Data excerpt:

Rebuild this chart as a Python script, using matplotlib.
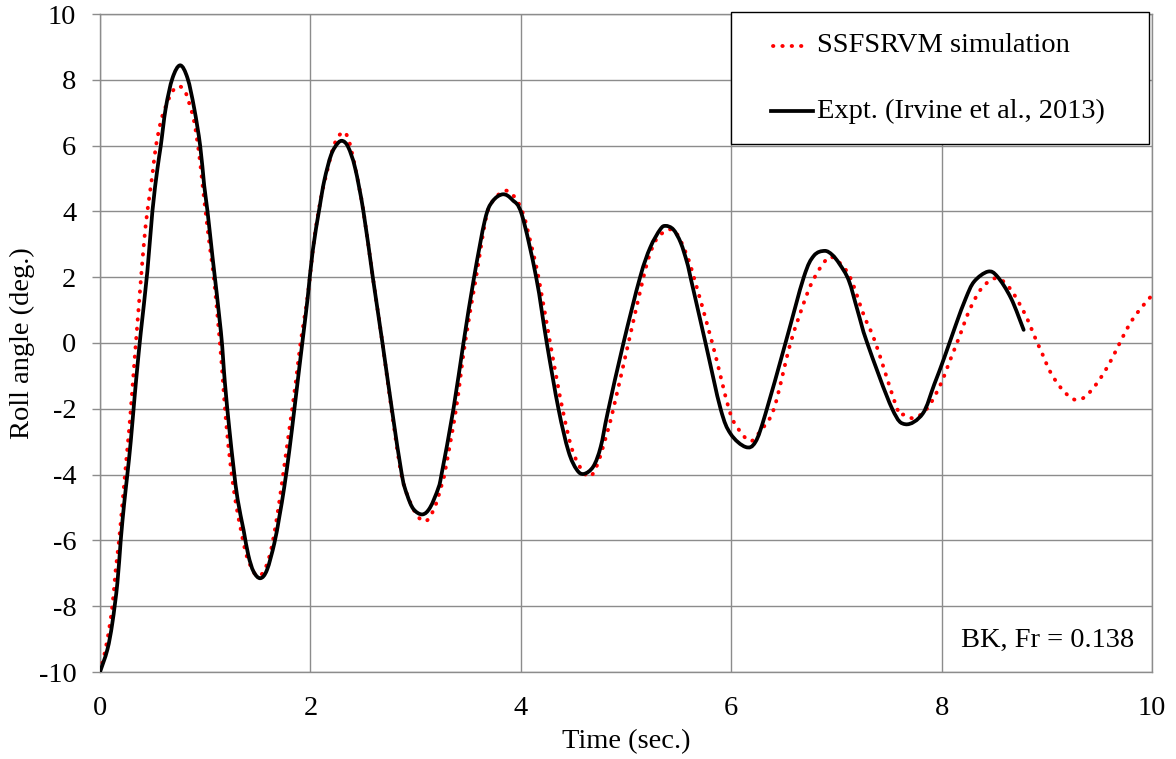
import matplotlib
matplotlib.use("Agg")
import matplotlib.pyplot as plt
import numpy as np
from matplotlib.path import Path
from matplotlib.patches import PathPatch, Rectangle
from matplotlib.lines import Line2D

# Simulated roll decay (SSFSRVM)
sim_time = [0.00, 0.022, 0.07, 0.117, 0.149, 0.181, 0.213, 0.244, 0.276, 0.298,
            0.324, 0.35, 0.387, 0.419, 0.45, 0.498, 0.53, 0.578, 0.625, 0.68,
            0.737, 0.80, 0.848, 0.895, 0.943, 0.975, 1.022, 1.054, 1.086, 1.133,
            1.165, 1.197, 1.244, 1.292, 1.34, 1.387, 1.435, 1.482, 1.53, 1.578,
            1.625, 1.673, 1.72, 1.768, 1.816, 1.863, 1.905, 1.975, 2.038, 2.10,
            2.165, 2.229, 2.308, 2.36, 2.425, 2.504, 2.593, 2.685, 2.77, 2.865,
            2.95, 3.037, 3.11, 3.186, 3.249, 3.28, 3.385, 3.47, 3.575, 3.677,
            3.77, 3.867, 3.96, 4.03, 4.09, 4.168, 4.279, 4.396, 4.50, 4.634,
            4.72, 4.816, 4.88, 5.023, 5.166, 5.233, 5.30, 5.41, 5.487, 5.58,
            5.645, 5.82, 5.978, 6.057, 6.18, 6.28, 6.406, 6.564, 6.72, 6.786,
            6.85, 6.944, 7.07, 7.15, 7.26, 7.372, 7.578, 7.64, 7.743, 7.867,
            7.99, 8.08, 8.17, 8.257, 8.37, 8.49, 8.58, 8.68, 8.80, 8.897,
            8.97, 9.03, 9.12, 9.23, 9.31, 9.38, 9.48, 9.57, 9.65, 9.72,
            9.80, 9.895, 10.0]
sim_roll = [-10.0, -9.73, -9.02, -8.01, -6.9, -6.0, -4.88, -3.77, -2.66, -1.8,
            -0.7, 0.37, 1.86, 3.08, 4.0, 5.11, 5.95, 6.73, 7.19, 7.6,
            7.8, 7.7, 7.29, 6.73, 5.72, 4.8, 3.49, 2.68, 1.86, 0.25,
            -1.0, -2.35, -3.8, -4.88, -5.69, -6.39, -6.8, -7.05, -7.05, -6.8,
            -6.3, -5.48, -4.47, -3.36, -2.25, -1.14, -0.03, 1.46, 3.2, 4.4,
            5.3, 6.05, 6.41, 6.2, 5.35, 4.0, 2.0, 0.0, -2.0, -4.0,
            -4.85, -5.33, -5.39, -4.96, -4.3, -3.9, -2.0, 0.0, 2.0, 3.9,
            4.45, 4.63, 4.35, 3.85, 3.1, 2.0, 0.0, -2.0, -3.35, -4.05,
            -3.75, -2.78, -2.0, 0.0, 2.0, 2.75, 3.2, 3.45, 3.30, 2.65,
            2.0, 0.0, -2.0, -2.56, -2.98, -2.66, -2.0, 0.0, 1.48, 1.95,
            2.3, 2.62, 2.3, 1.85, 0.85, 0.0, -2.0, -2.18, -2.28, -1.97,
            -1.26, -0.53, 0.20, 0.94, 1.62, 1.95, 1.89, 1.52, 0.83, 0.10,
            -0.42, -0.86, -1.31, -1.67, -1.72, -1.59, -1.21, -0.76, -0.28, 0.17,
            0.64, 1.06, 1.45]

# Measured roll decay (Irvine et al., 2013)
exp_time = [0.00, 0.07, 0.117, 0.165, 0.197, 0.229, 0.26, 0.292, 0.33, 0.356,
            0.387, 0.45, 0.498, 0.546, 0.578, 0.625, 0.689, 0.762, 0.832, 0.895,
            0.952, 0.99, 1.022, 1.07, 1.149, 1.187, 1.229, 1.27, 1.308,
            1.365, 1.41, 1.46, 1.524, 1.587, 1.657, 1.705, 1.752, 1.80, 1.848,
            1.895, 1.937, 1.975, 2.022, 2.086, 2.133, 2.197, 2.26, 2.308, 2.36,
            2.425, 2.504, 2.593, 2.685, 2.774, 2.869, 2.92, 2.98, 3.065, 3.138,
            3.217, 3.249, 3.36, 3.455, 3.556, 3.66, 3.73, 3.83, 3.92,
            4.01, 4.146, 4.247, 4.358, 4.453, 4.532, 4.60, 4.69, 4.76,
            4.827, 4.976, 5.134, 5.23, 5.325, 5.376, 5.45, 5.52, 5.58, 5.613,
            5.756, 5.899, 5.994, 6.136, 6.23, 6.326, 6.516, 6.69, 6.785, 6.887,
            6.96, 7.03, 7.118, 7.20, 7.293, 7.53, 7.657, 7.82, 7.93, 8.025,
            8.136, 8.23, 8.31, 8.44, 8.53, 8.66, 8.78]
exp_roll = [-10.0, -9.32, -8.52, -7.3, -6.0, -4.9, -4.0, -3.0, -1.6, -0.7,
            0.3, 2.17, 4.0, 5.3, 6.0, 7.14, 8.05, 8.44, 8.05, 7.14,
            6.0, 4.8, 4.0, 2.6, 0.35, -1.2, -2.6, -3.8, -4.75,
            -5.69, -6.45, -6.95, -7.15, -6.9, -6.09, -5.28, -4.37, -3.26, -2.0,
            -0.74, 0.37, 1.4, 2.8, 4.1, 4.95, 5.72, 6.07, 6.14, 5.95,
            5.32, 4.0, 2.0, 0.0, -2.0, -4.0, -4.62, -5.05, -5.21, -5.0,
            -4.4, -3.95, -2.0, 0.0, 2.0, 3.75, 4.3, 4.52, 4.35,
            3.9, 2.0, 0.0, -2.0, -3.29, -3.85, -3.98, -3.75, -3.15,
            -2.1, 0.0, 2.0, 2.9, 3.45, 3.56, 3.45, 3.05, 2.45, 2.0,
            0.0, -2.0, -2.76, -3.16, -3.01, -2.15, 0.0, 2.0, 2.65, 2.80,
            2.68, 2.4, 1.9, 1.0, 0.0, -2.0, -2.47, -2.15, -1.26, -0.45,
            0.56, 1.36, 1.87, 2.17, 2.02, 1.36, 0.40]

x_ticks = [0, 2, 4, 6, 8, 10]
y_ticks = [-10, -8, -6, -4, -2, 0, 2, 4, 6, 8, 10]

sim_label = "SSFSRVM simulation"
exp_label = "Expt. (Irvine et al., 2013)"
case_label = "BK, Fr = 0.138"

plt.rcParams["font.family"] = ["Liberation Serif", "DejaVu Serif"]
plt.rcParams["axes.unicode_minus"] = False

FS = 20.5
GRID = "#8c8c8c"


def smooth_path(x, y):
    """Catmull-Rom style smoothed path (cubic Bezier segments) through the points."""
    p = np.column_stack([x, y]).astype(float)
    n = len(p)
    verts = [p[0]]
    codes = [Path.MOVETO]
    for i in range(n - 1):
        p0 = p[i - 1] if i > 0 else p[i]
        p1 = p[i]
        p2 = p[i + 1]
        p3 = p[i + 2] if i + 2 < n else p[i + 1]
        c1 = p1 + (p2 - p0) / 6.0
        c2 = p2 - (p3 - p1) / 6.0
        verts.extend([c1, c2, p2])
        codes.extend([Path.CURVE4] * 3)
    return Path(verts, codes)


fig = plt.figure(figsize=(11.76, 7.59), dpi=100)
ax = fig.add_axes([100 / 1176, 87 / 759, 1052 / 1176, 658 / 759])

sim_style = dict(color="#ff0000", linewidth=2.8, linestyle=(0, (0.1, 2.3)))
exp_style = dict(color="black", linewidth=2.7, linestyle="-")

ax.add_patch(PathPatch(smooth_path(sim_time, sim_roll), fill=False,
                       edgecolor=sim_style["color"], linewidth=sim_style["linewidth"],
                       linestyle=sim_style["linestyle"], capstyle="round",
                       joinstyle="round", zorder=3))
ax.add_patch(PathPatch(smooth_path(exp_time, exp_roll), fill=False,
                       edgecolor=exp_style["color"], linewidth=exp_style["linewidth"],
                       capstyle="round", joinstyle="round", zorder=4))

ax.set_xlim(0, 10)
ax.set_ylim(-10, 10)
ax.set_xticks(x_ticks)
ax.set_yticks(y_ticks)
ax.set_xticklabels([str(v) for v in x_ticks])
ax.set_yticklabels([str(v) for v in y_ticks])
ax.grid(True, color=GRID, linewidth=1.0)
ax.set_axisbelow(True)
for sp in ax.spines.values():
    sp.set_color(GRID)
    sp.set_linewidth(1.0)

ax.tick_params(axis="x", length=0, pad=17, labelsize=FS, colors="black")
ax.tick_params(axis="y", length=6, width=1.0, color=GRID, pad=11,
               labelsize=FS, labelcolor="black", direction="out")

ax.set_xlabel("Time (sec.)", fontsize=FS, va="center")
ax.xaxis.set_label_coords(0.5, -70 / 658)
ax.set_ylabel("Roll angle (deg.)", fontsize=FS, va="center")
ax.yaxis.set_label_coords(-78 / 1052, 0.5)

# case annotation in the lower-right cell
ax.text(9.01, -9.03, case_label, fontsize=FS, ha="center", va="center", zorder=5)


# legend box
def ax_x(px):
    return (px - 100) / 1052


def ax_y(py):
    return (672 - py) / 658


ax.add_patch(Rectangle((ax_x(731), ax_y(144)), ax_x(1149) - ax_x(731),
                       ax_y(12) - ax_y(144), transform=ax.transAxes,
                       facecolor="white", edgecolor="black", linewidth=1.0,
                       zorder=6, clip_on=False))
ax.add_line(Line2D([ax_x(773), ax_x(810)], [ax_y(46), ax_y(46)],
                   transform=ax.transAxes, dash_capstyle="round",
                   zorder=7, clip_on=False, **sim_style))
ax.add_line(Line2D([ax_x(771), ax_x(813)], [ax_y(111), ax_y(111)],
                   transform=ax.transAxes, zorder=7, clip_on=False, **exp_style))
ax.text(ax_x(817), ax_y(46), sim_label, transform=ax.transAxes, fontsize=FS,
        ha="left", va="center", zorder=8)
ax.text(ax_x(817), ax_y(111), exp_label, transform=ax.transAxes, fontsize=FS,
        ha="left", va="center", zorder=8)

fig.savefig("out.png", dpi=100)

The exercise: Print, exactly as written, the lines above from the first one to the one containing "from matplotlib.lines import Line2D". Leave out pictures.

Expected answer:
Rebuild this chart as a Python script, using matplotlib.
import matplotlib
matplotlib.use("Agg")
import matplotlib.pyplot as plt
import numpy as np
from matplotlib.path import Path
from matplotlib.patches import PathPatch, Rectangle
from matplotlib.lines import Line2D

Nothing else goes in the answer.